A proposito di mostri, a conti fatti The Mandalorian stavolta vira parecchio sull’horror sci-fi, stimolando un po’ di sincera paura – cosa che difficilmente mi aspetto di vedere in Star Wars – e ribrezzo rispetto allo schifo di determinate specie ripugnanti, grazie pure ad un orrendo (in senso positivo qui) monster design. Monster design tra l’altro mutuato in questo caso da un artwork di Ralph McQuarrie per Episodio V.
Questo episodio vira sull’horror fantascientifico
Vira talmente tanto sull’horror, senza mai puntarci davvero eh, sia chiaro (il target sono anche i più piccoli), che cita direttamente Alien almeno in un paio di situazioni, prendendo di peso a larghe linee l’idea dietro una scena e almeno un paio di elementi, tanto che mi aspettavo comparisse un facehugger da un momento all’altro; non che si vada così lontano. C’è addirittura l’utilizzo del lanciafiamme di cattiveria rispetto alle versioni piccole dei mostri, con Mando come una novella Ripley.
Questo è chiaramente il nucleo migliore dell’episodio, e che un po’ anche lo redime, pure per il modo in cui spezza lo stile e i toni della serie (che si muove in fluidità tra i generi da un episodio e l’altro) e del franchise, facendo un po’ di thrilling e dando ritmo nella puntata.

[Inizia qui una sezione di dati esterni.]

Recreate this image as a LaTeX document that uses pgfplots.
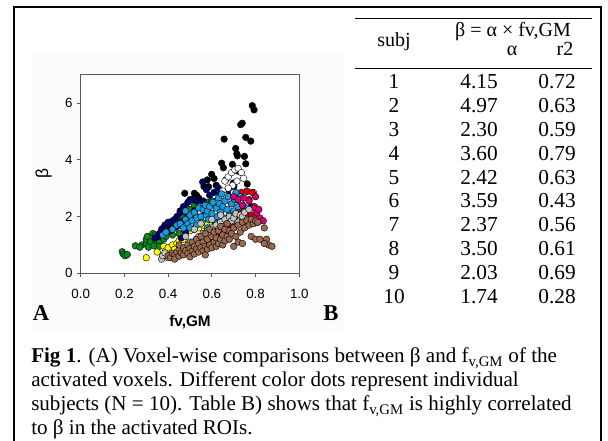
\documentclass[border=0pt]{standalone}
\usepackage{pgfplots}
\pgfplotsset{compat=1.18}
\usepackage{fontspec}
\setmainfont{Liberation Serif}
\newfontfamily\arial{Liberation Sans}

\definecolor{axgray}{HTML}{595959}
\definecolor{cGreen}{HTML}{0A8A1E}
\definecolor{cYellow}{HTML}{FFFF00}
\definecolor{cBlack}{HTML}{000000}
\definecolor{cNavy}{HTML}{000070}
\definecolor{cWhite}{HTML}{FFFFFF}
\definecolor{cRed}{HTML}{E00010}
\definecolor{cBlue}{HTML}{1A9CE0}
\definecolor{cMag}{HTML}{D6006F}
\definecolor{cGray}{HTML}{C4C4C4}
\definecolor{cBrown}{HTML}{9A6A50}

\pgfplotsset{dot/.style={only marks, mark=*, mark size=2.5pt,
  mark options={draw=black, line width=0.3pt, fill=#1}}}

\newcommand{\tabfont}{\fontsize{15}{18}\selectfont}
\newcommand{\valfont}{\fontsize{16}{19}\selectfont}
\newcommand{\capfont}{\fontsize{15.8}{19}\selectfont}

\begin{document}
\begin{tikzpicture}[x=0.75pt,y=-0.75pt]
\useasboundingbox (0,0) rectangle (608,441);
% chart area of the plot
\fill[gray!3] (33,53) rectangle (345,330);

\begin{axis}[
  at={(60.525pt,-204.975pt)}, anchor=south west,
  scale only axis, width=163.95pt, height=148.95pt,
  xmin=0, xmax=1, ymin=0, ymax=7,
  xtick={0,0.2,0.4,0.6,0.8,1}, ytick={0,2,4,6},
  xtick pos=left, ytick pos=left, tick align=outside,
  major tick length=2.5pt,
  axis line style={axgray, line width=0.6pt},
  tick style={axgray, line width=0.6pt},
  axis background/.style={fill=white},
  /pgf/number format/assume math mode=true,
  tick label style={font=\arial\fontsize{10}{12}\selectfont},
  xticklabel style={yshift=-6pt, /pgf/number format/.cd, fixed, fixed zerofill, precision=1},
  xlabel={fv,GM},
  xlabel style={font=\arial\bfseries\fontsize{11.5}{13}\selectfont, at={(axis description cs:0.5,-0.245)}, anchor=center},
  ylabel={β},
  ylabel style={font=\arial\fontsize{13}{15}\selectfont, at={(axis description cs:-0.17,0.5)}, anchor=center},
  clip=false,
]
% subject 9 (green)
\addplot[dot=cGreen] coordinates {
(0.19,0.76) (0.195,0.68) (0.203,0.62) (0.213,0.66) (0.25,0.97) (0.28,1.0) (0.27,0.92)
(0.30,1.05) (0.30,1.2) (0.305,1.3) (0.31,0.92) (0.32,1.12) (0.33,1.4) (0.335,0.97)
(0.34,1.2) (0.34,1.35) (0.35,1.3) (0.36,1.12) (0.36,0.95) (0.37,1.45) (0.375,1.58)
(0.38,1.2) (0.39,1.3) (0.40,1.5) (0.41,1.72) (0.42,1.35) (0.43,1.6) (0.445,1.85)
(0.45,1.4) (0.46,2.0) (0.48,2.35) (0.49,2.1) (0.50,2.25) (0.52,2.4) (0.53,2.0)
(0.545,2.55) (0.56,2.25) (0.58,2.5) (0.60,2.55) (0.62,2.35)};
% subject 7 (yellow)
\addplot[dot=cYellow] coordinates {
(0.30,0.55) (0.35,0.75) (0.38,0.95) (0.39,0.8) (0.40,0.9) (0.42,1.0) (0.43,0.85)
(0.44,1.05) (0.45,1.15) (0.46,1.3) (0.47,1.2) (0.48,1.4) (0.50,1.5) (0.52,1.55)
(0.54,1.6) (0.56,1.7) (0.58,1.75) (0.60,1.8) (0.62,1.85)};
% subject 2 (black)
\addplot[dot=cBlack] coordinates {
(0.785,5.91) (0.793,5.76) (0.732,5.24) (0.739,5.29) (0.656,4.73) (0.755,4.79)
(0.778,4.66) (0.709,4.40) (0.714,4.21) (0.717,4.14) (0.749,4.12) (0.755,3.86)
(0.645,3.88) (0.653,3.72) (0.694,3.84) (0.762,3.15) (0.698,3.18) (0.599,3.49)
(0.579,3.29) (0.610,3.34) (0.564,3.06) (0.476,2.82) (0.520,2.82) (0.540,2.65)
(0.585,3.05) (0.62,3.1) (0.455,2.2) (0.43,1.9) (0.41,1.62) (0.50,2.6) (0.53,2.75)
(0.70,3.05) (0.64,2.8) (0.45,1.75)};
% subject 1 (navy)
\addplot[dot=cNavy] coordinates {
(0.558,3.22) (0.575,2.95) (0.59,2.75) (0.61,2.85) (0.63,3.0) (0.665,3.3) (0.72,3.6)
(0.70,3.1) (0.74,2.4) (0.68,2.9) (0.64,2.6) (0.62,2.55) (0.60,2.45) (0.56,2.55)
(0.53,2.55) (0.51,2.6) (0.49,2.5) (0.47,2.35) (0.455,2.15) (0.44,2.0) (0.42,1.85)
(0.40,1.8) (0.385,1.7) (0.37,1.55) (0.355,1.3) (0.34,1.25) (0.36,1.4) (0.41,1.5)
(0.44,1.65) (0.47,1.85) (0.49,2.05) (0.52,2.2) (0.55,2.3) (0.57,2.1) (0.46,1.25)
(0.48,1.45) (0.75,2.2) (0.78,2.35)};
% subject 4 (white)
\addplot[dot=cWhite] coordinates {
(0.66,3.25) (0.675,3.4) (0.69,3.55) (0.705,3.65) (0.72,3.7) (0.735,3.55) (0.745,3.35)
(0.715,3.25) (0.695,3.1) (0.675,3.0) (0.65,2.9) (0.655,2.75) (0.64,2.65) (0.625,2.5)
(0.70,2.85) (0.79,2.85) (0.73,2.55) (0.60,2.3) (0.58,2.2) (0.76,2.9)};
% subject 8 (red)
\addplot[dot=cRed] coordinates {
(0.735,2.85) (0.76,2.88) (0.785,2.85) (0.77,2.6) (0.795,2.35) (0.745,2.3) (0.72,2.15)
(0.755,2.0) (0.69,2.45) (0.71,2.6) (0.78,2.05) (0.705,1.95)};
% subject 6 (sky blue)
\addplot[dot=cBlue] coordinates {
(0.375,1.35) (0.39,1.45) (0.42,1.55) (0.44,1.7) (0.455,1.75) (0.47,1.6) (0.48,1.9)
(0.49,1.75) (0.50,2.05) (0.51,1.85) (0.52,2.15) (0.53,1.95) (0.54,2.3) (0.55,2.0)
(0.555,1.8) (0.56,2.25) (0.57,2.4) (0.575,2.05) (0.58,2.2) (0.585,1.9) (0.59,2.35)
(0.60,2.1) (0.605,2.5) (0.61,1.85) (0.62,2.3) (0.625,2.0) (0.63,2.65) (0.635,2.45)
(0.64,2.15) (0.645,2.8) (0.65,2.35) (0.655,1.95) (0.66,2.55) (0.67,2.25) (0.675,2.7)
(0.68,2.05) (0.69,2.45) (0.70,2.2) (0.705,2.6) (0.71,2.85) (0.72,2.35) (0.73,2.7)
(0.74,2.1) (0.76,2.3) (0.53,1.7) (0.58,1.6) (0.62,1.75) (0.48,2.2) (0.50,1.6)};
% subject 5 (magenta)
\addplot[dot=cMag] coordinates {
(0.70,2.7) (0.72,2.6) (0.745,2.65) (0.77,2.55) (0.80,2.7) (0.79,2.3) (0.805,2.1)
(0.82,1.95) (0.835,1.85) (0.775,1.8) (0.75,1.9) (0.73,1.8) (0.715,1.7) (0.69,1.65)
(0.675,1.55) (0.66,1.45) (0.64,1.35) (0.62,1.25) (0.60,1.15) (0.63,1.6) (0.66,1.75)
(0.705,2.05) (0.76,2.2) (0.79,1.95) (0.755,1.7) (0.58,1.05) (0.645,1.1) (0.685,1.95)
(0.74,2.4) (0.81,1.8) (0.815,2.25)};
% subject 3 (gray)
\addplot[dot=cGray] coordinates {
(0.37,0.5) (0.375,0.62) (0.385,0.72) (0.40,0.55) (0.41,0.65) (0.43,0.6) (0.45,0.75)
(0.47,0.85) (0.49,0.95) (0.50,1.1) (0.52,1.0) (0.53,1.2) (0.54,1.3) (0.55,1.15)
(0.56,1.4) (0.57,1.25) (0.58,1.5) (0.59,1.35) (0.60,1.6) (0.61,1.45) (0.62,1.7)
(0.63,1.55) (0.64,1.8) (0.65,1.65) (0.66,1.9) (0.67,1.75) (0.68,2.0) (0.69,1.85)
(0.70,1.95) (0.71,2.1) (0.72,1.8) (0.73,2.05) (0.74,2.0) (0.75,2.15) (0.76,1.9)
(0.77,2.25) (0.55,1.75) (0.60,1.9) (0.64,2.05) (0.48,1.3) (0.52,1.55) (0.66,1.4) (0.70,1.6)};
% subject 10 (brown)
\addplot[dot=cBrown] coordinates {
(0.40,0.62) (0.41,0.55) (0.42,0.7) (0.43,0.65) (0.43,0.5) (0.44,0.75) (0.45,0.6)
(0.45,0.85) (0.45,1.0) (0.46,0.72) (0.47,0.65) (0.47,0.9) (0.48,0.8) (0.49,0.7)
(0.49,1.0) (0.50,0.58) (0.50,0.88) (0.51,0.78) (0.51,1.1) (0.52,0.68) (0.52,0.95)
(0.53,0.85) (0.53,1.2) (0.54,0.75) (0.54,1.05) (0.55,0.9) (0.55,1.3) (0.56,0.8)
(0.56,1.1) (0.57,0.95) (0.57,1.4) (0.57,0.65) (0.58,0.85) (0.58,1.2) (0.59,1.0)
(0.59,1.55) (0.60,0.9) (0.60,1.3) (0.61,1.1) (0.61,1.45) (0.62,0.95) (0.62,1.25)
(0.63,1.05) (0.63,1.5) (0.64,1.2) (0.64,1.65) (0.65,1.0) (0.65,1.35) (0.66,1.15)
(0.66,1.55) (0.67,1.3) (0.67,1.75) (0.68,1.2) (0.68,1.5) (0.69,1.4) (0.70,1.6)
(0.70,0.95) (0.71,1.3) (0.72,1.1) (0.72,1.7) (0.73,1.45) (0.74,1.05) (0.74,1.8)
(0.75,1.6) (0.76,1.85) (0.77,1.7) (0.78,1.3) (0.78,1.9) (0.79,1.75) (0.80,1.2)
(0.80,1.85) (0.81,1.8) (0.82,1.2) (0.84,1.6) (0.85,1.2) (0.86,1.0) (0.875,0.95) (0.84,1.05)};
\end{axis}

% panel letters
\node[anchor=base, font=\bfseries\fontsize{17}{20}\selectfont] at (41,321) {A};
\node[anchor=base, font=\bfseries\fontsize{17}{20}\selectfont] at (331,321) {B};

% table
\draw[line width=0.75pt] (355,18.3) -- (592,18.3);
\draw[line width=0.75pt] (355,68.5) -- (592,68.5);
\node[anchor=base, font=\tabfont] at (513,37) {β = α × fv,GM};
\node[anchor=base, font=\tabfont] at (394,47) {subj};
\node[anchor=base, font=\tabfont] at (512,56) {α};
\node[anchor=base, font=\tabfont] at (565,56) {r2};
\foreach \s/\a/\r [count=\i from 0] in {1/4.15/0.72, 2/4.97/0.63, 3/2.30/0.59, 4/3.60/0.79,
    5/2.42/0.63, 6/3.59/0.43, 7/2.37/0.56, 8/3.50/0.61, 9/2.03/0.69, 10/1.74/0.28} {
  \node[anchor=base, font=\valfont] at (394,89+23.8*\i) {\s};
  \node[anchor=base, font=\valfont] at (479,89+23.8*\i) {\a};
  \node[anchor=base, font=\valfont] at (557,89+23.8*\i) {\r};
}

% caption
\node[anchor=base west, inner sep=0pt, font=\capfont] at (31,363) {\textbf{Fig 1}. (A) Voxel-wise comparisons between β and f\textsubscript{v,GM} of the};
\node[anchor=base west, inner sep=0pt, font=\capfont] at (31,387) {activated voxels. Different color dots represent individual};
\node[anchor=base west, inner sep=0pt, font=\capfont] at (31,411) {subjects (N = 10). Table B) shows that f\textsubscript{v,GM} is highly correlated};
\node[anchor=base west, inner sep=0pt, font=\capfont] at (31,435) {to β in the activated ROIs.};

% frame
\draw[line width=1.5pt] (14,441) -- (14,7) -- (601,7) -- (601,441);
\end{tikzpicture}
\end{document}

C’è da dire che è anche un episodio che più di altri strizza l’occhio al rapporto padre/figlio tra Mando e Yodino, azzeccando i tempi e capitalizzando sul carisma e sul comportamento infantile dell’esserino più famoso del web. La serie affonda in una comicità situazionale che viene naturale ad un piccolo personaggio del genere (così adorabile), nel suo andare simpaticamente a contrasto con l’atteggiamento marziale del nostro Din Djarin. Sono parentesi comedy che funzionano, e probabilmente una sitcom con Mando e Baby Yoda non storpierebbe troppo, alla faccia di WandaVision.
In conclusione, un episodio dunque abbastanza buono, ma preoccupante per il futuro della stagione da qui al medio periodo; ci saranno sicuramente persone in grado di digerire l’assenza di un collante tra gli episodi, felici di vedere storie quasi autoconclusive e pretestuose di puntata in puntata. Io non sono tra quelle, e un po’ ci spero in una direzione leggermente diversa.